Investors blame North Carolina’s anti-LGBT law for the economic backlash

They blame the discriminatory HB2 for the economic harm it has caused.

Charlotte, North Carolina. CREDIT: iStock/Sean Pavone
Charlotte, North Carolina. CREDIT: iStock/Sean Pavone

A group of more than 50 investment managers are pointing the finger at North Carolina to repeal HB2, which prohibits cities from passing LGBT protections and blocks transgender people from bathrooms that match their gender. Not only are many companies taking their business elsewhere, the law’s ugly reputation is also making it more difficult for those working with in the state.

Combined, the coalition of investors represent $2.1 trillion in collective assets. The statement was organized by Trillium Asset Management, Croatan Institute, and New York City Comptroller Scott M. Stringer.

In a statement, the signatories explain that they “believe that equality is fundamental to a successful workplace and community. As long-term investors in companies doing business in North Carolina, the signatories are concerned that HB2 is making it difficult for portfolio companies to provide the safe, open, and inclusive environment necessary for a successful workplace.”

Trillium CEO Matthew Patsky said flatly that “North Carolina has written discrimination into state law” and he’s worried that the damage could soon become “irreversible.” Trillium, which has one of its four nationwide offices in Durham, oversees $2 billion in assets.

“There’s no question whatsoever that corporate and public policies that celebrate and strengthen diversity and inclusivity of all people are good for society and good for business,” Patsky added.

The Croatan Institute, an independent nonprofit research institute based in North Carolina’s research Triangle, strives to connect researchers and investors to advance environmental sustainability. “Simply put, House Bill 2 is making it harder to finance businesses and get deals done in North Carolina,” explained Dr. Joshua Humphreys, president and senior fellow of Croatan. “This diverse group of investors has therefore come together to call for a full repeal of HB2 — before the investment climate in our state deteriorates further.”

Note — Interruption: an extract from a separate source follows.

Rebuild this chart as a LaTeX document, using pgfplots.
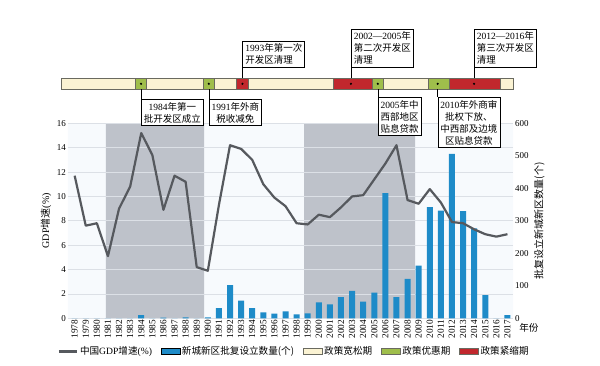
\documentclass[border=0pt]{standalone}
\usepackage{fontspec}
\setmainfont{Liberation Serif}
\newfontfamily\cjk{Noto Sans CJK SC}
\usepackage{pgfplots}
\pgfplotsset{compat=1.18}
\usepackage{pgfplotstable}

\definecolor{barblue}{HTML}{1E8BC8}
\definecolor{linegray}{HTML}{56595E}
\definecolor{bandgray}{HTML}{BEC2CA}
\definecolor{bgcol}{HTML}{F7FAFD}
\definecolor{gridc}{HTML}{DCE0E6}
\definecolor{creamc}{HTML}{FBF3D3}
\definecolor{greenc}{HTML}{9FBE4B}
\definecolor{redc}{HTML}{C1272D}
\definecolor{edgec}{HTML}{6A6A60}

\newcommand\lat[1]{{\rmfamily #1}}

\pgfplotstableread{
year gdp n
1978 11.7 0
1979 7.6 0
1980 7.8 0
1981 5.1 0
1982 9.0 0
1983 10.8 0
1984 15.2 10
1985 13.4 0
1986 8.9 2
1987 11.7 0
1988 11.2 3
1989 4.2 0
1990 3.9 3
1991 9.3 31
1992 14.2 102
1993 13.9 54
1994 13.0 31
1995 11.0 18
1996 9.9 14
1997 9.2 21
1998 7.8 12
1999 7.7 15
2000 8.5 49
2001 8.3 43
2002 9.1 65
2003 10.0 84
2004 10.1 51
2005 11.4 79
2006 12.7 385
2007 14.2 65
2008 9.7 121
2009 9.4 162
2010 10.6 342
2011 9.5 331
2012 7.9 506
2013 7.8 330
2014 7.3 277
2015 6.9 71
2016 6.7 0
2017 6.9 10
}\data

\begin{document}
\begin{tikzpicture}[
  box/.style={draw=black, fill=white, line width=0.6pt, inner sep=2.5pt,
    font=\cjk\fontsize{9.5}{12}\selectfont},
  seg/.style={draw=edgec, line width=0.7pt}
]
% background and bands
\begin{axis}[
  at={(0,0)}, anchor=south west,
  scale only axis, width=445pt, height=195pt,
  xmin=1977.4, xmax=2017.5, ymin=0, ymax=16,
  hide axis
]
\addplot[fill=bgcol, draw=none] coordinates {(1977.4,0) (1977.4,16) (2017.5,16) (2017.5,0)} \closedcycle;
\addplot[fill=bandgray, draw=none] coordinates {(1980.82,0) (1980.82,16) (1989.66,16) (1989.66,0)} \closedcycle;
\addplot[fill=bandgray, draw=none] coordinates {(1998.67,0) (1998.67,16) (2008.67,16) (2008.67,0)} \closedcycle;
\end{axis}

% main axis
\begin{axis}[
  at={(0,0)}, anchor=south west,
  scale only axis, width=445pt, height=195pt,
  xmin=1977.4, xmax=2017.5, ymin=0, ymax=16,
  axis line style={draw=none}, major tick length=0pt,
  xtick={1978,...,2017},
  x tick label style={rotate=90, anchor=east, inner sep=1.5pt, font=\fontsize{9.3}{9.3}\selectfont},
  /pgf/number format/1000 sep={},
  /pgf/number format/assume math mode=true,
  ytick={0,2,...,16},
  y tick label style={font=\fontsize{9}{9}\selectfont, inner sep=2pt},
  ymajorgrids, grid style={gridc, line width=0.8pt},
  ylabel={GDP{\cjk 增速}(\%)},
  ylabel style={font=\fontsize{10}{10}\selectfont},
  clip=false,
  legend style={draw=none, fill=none, at={(0.508,-0.171)}, anchor=center,
    legend columns=5, font=\cjk\fontsize{9.6}{10}\selectfont,
    /tikz/every even column/.append style={column sep=6.5pt},
    legend cell align=left, inner sep=0pt},
  legend image code/.code={\draw[#1] (0pt,-3pt) rectangle (19pt,3pt);},
]
\addplot[ybar, bar width=6pt, bar shift=0pt, fill=barblue, draw=none, forget plot]
  table[x=year, y expr=\thisrow{n}/37.5] {\data};
\addplot[linegray, line width=2.2pt, line join=round, mark=none, forget plot]
  table[x=year, y=gdp] {\data};

\addlegendimage{legend image code/.code={\draw[linegray, line width=2.5pt] (0pt,0pt) -- (18pt,0pt);}}
\addlegendentry{中国\lat{GDP}增速\lat{(\%)}}
\addlegendimage{fill=barblue, draw=none}
\addlegendentry{新城新区批复设立数量(个)}
\addlegendimage{fill=creamc, draw=edgec, line width=0.7pt}
\addlegendentry{政策宽松期}
\addlegendimage{fill=greenc, draw=edgec, line width=0.7pt}
\addlegendentry{政策优惠期}
\addlegendimage{fill=redc, draw=edgec, line width=0.7pt}
\addlegendentry{政策紧缩期}

% timeline
\draw[seg, fill=creamc] (axis cs:1976.83,18.79) rectangle (axis cs:2017.53,19.69);
\draw[seg, fill=greenc] (axis cs:1983.44,18.79) rectangle (axis cs:1984.49,19.69);
\draw[seg, fill=greenc] (axis cs:1989.59,18.79) rectangle (axis cs:1990.58,19.69);
\draw[seg, fill=redc] (axis cs:1992.60,18.79) rectangle (axis cs:1993.65,19.69);
\draw[seg, fill=redc] (axis cs:2001.31,18.79) rectangle (axis cs:2004.82,19.69);
\draw[seg, fill=greenc] (axis cs:2004.82,18.79) rectangle (axis cs:2005.81,19.69);
\draw[seg, fill=greenc] (axis cs:2009.87,18.79) rectangle (axis cs:2011.76,19.69);
\draw[seg, fill=redc] (axis cs:2011.76,18.79) rectangle (axis cs:2016.39,19.69);
\pgfplotsinvokeforeach{1983.98,1990.09,1993.12,2002.9,2005.32,2010.71,2013.99}{
  \fill[black] (axis cs:#1,19.24) circle (1.2pt);
}

% connectors
\draw[black, line width=0.6pt] (axis cs:1983.98,18.79) -- (axis cs:1983.98,17.97);
\draw[black, line width=0.6pt] (axis cs:1990.09,18.79) -- (axis cs:1990.09,17.97);
\draw[black, line width=0.6pt] (axis cs:2005.32,18.79) -- (axis cs:2005.32,18.13);
\draw[black, line width=0.6pt] (axis cs:2010.71,18.79) -- (axis cs:2010.71,18.13);
\draw[black, line width=0.6pt] (axis cs:1993.12,19.69) -- (axis cs:1993.12,20.58);
\draw[black, line width=0.6pt] (axis cs:2002.9,19.69) -- (axis cs:2002.9,20.58);
\draw[black, line width=0.6pt] (axis cs:2013.99,19.69) -- (axis cs:2013.99,20.58);

% annotation boxes
\node[box, anchor=north west, align=center] at (axis cs:1983.98,17.97) {\lat{1984}年第一\\批开发区成立};
\node[box, anchor=north west, align=center] at (axis cs:1990.09,17.97) {\lat{1991}年外商\\税收减免};
\node[box, anchor=north west, align=center] at (axis cs:2005.32,18.13) {\lat{2005}年中\\西部地区\\贴息贷款};
\node[box, anchor=north west, align=center] at (axis cs:2010.71,18.13) {\lat{2010}年外商审\\批权下放、\\中西部及边境\\区贴息贷款};
\node[box, anchor=south west, align=left] at (axis cs:1993.12,20.58) {\lat{1993}年第一次\\开发区清理};
\node[box, anchor=south west, align=left] at (axis cs:2002.9,20.58) {\lat{2002—2005}年\\第二次开发区\\清理};
\node[box, anchor=south west, align=left] at (axis cs:2013.99,20.58) {\lat{2012—2016}年\\第三次开发区\\清理};

\node[font=\cjk\fontsize{9.6}{10}\selectfont] at (axis cs:2018.94,-0.8) {年份};
\end{axis}

% right axis
\begin{axis}[
  at={(0,0)}, anchor=south west,
  scale only axis, width=445pt, height=195pt,
  xmin=1977.4, xmax=2017.5, ymin=0, ymax=600,
  hide x axis,
  axis y line*=right,
  axis line style={draw=none}, major tick length=0pt,
  ytick={0,100,...,600},
  /pgf/number format/assume math mode=true,
  y tick label style={font=\fontsize{9}{9}\selectfont, inner sep=2pt},
  ylabel={批复设立新城新区数量(个)},
  ylabel style={font=\cjk\fontsize{10}{10}\selectfont},
]
\addplot[draw=none, forget plot] coordinates {(1980,0) (1981,600)};
\end{axis}

\path (-68pt,-47.7pt) rectangle (532pt,318.3pt);
\end{tikzpicture}
\end{document}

Not only is the size of the political pressure from this coalition massive, but the specificity of their statements is significant. North Carolina Gov. Pat McCrory (R) and other Republican leaders in the state legislature have tried to obfuscate blame for championing the law by instead suggesting that Charlotte instigated the controversy by passing LGBT protections and somehow forcing their hand. On multiple occasions, they’ve pushed for “compromises” that require Charlotte to repeal its protections first, following which lawmakers would then (and only then) consider repealing HB2. Last week, the Charlotte City Council rejected taking that bait for at least the second time.

The investors’ statement makes clear that their problem is not Charlotte’s LGBT protections, which they support, but HB2 itself, which institutionalizes anti-LGBT discrimination.

According to Wired, HB2 has so far cost the state nearly $400 million, including legal fees, lost jobs, and lost revenues from sports and entertainment.

Attorney General Roy Cooper (D), who has denounced HB2 and refused to defend it in court, is challenging McCrory for the governor’s seat. A new poll out Monday from High Point University shows Cooper beating McCrory 50–41.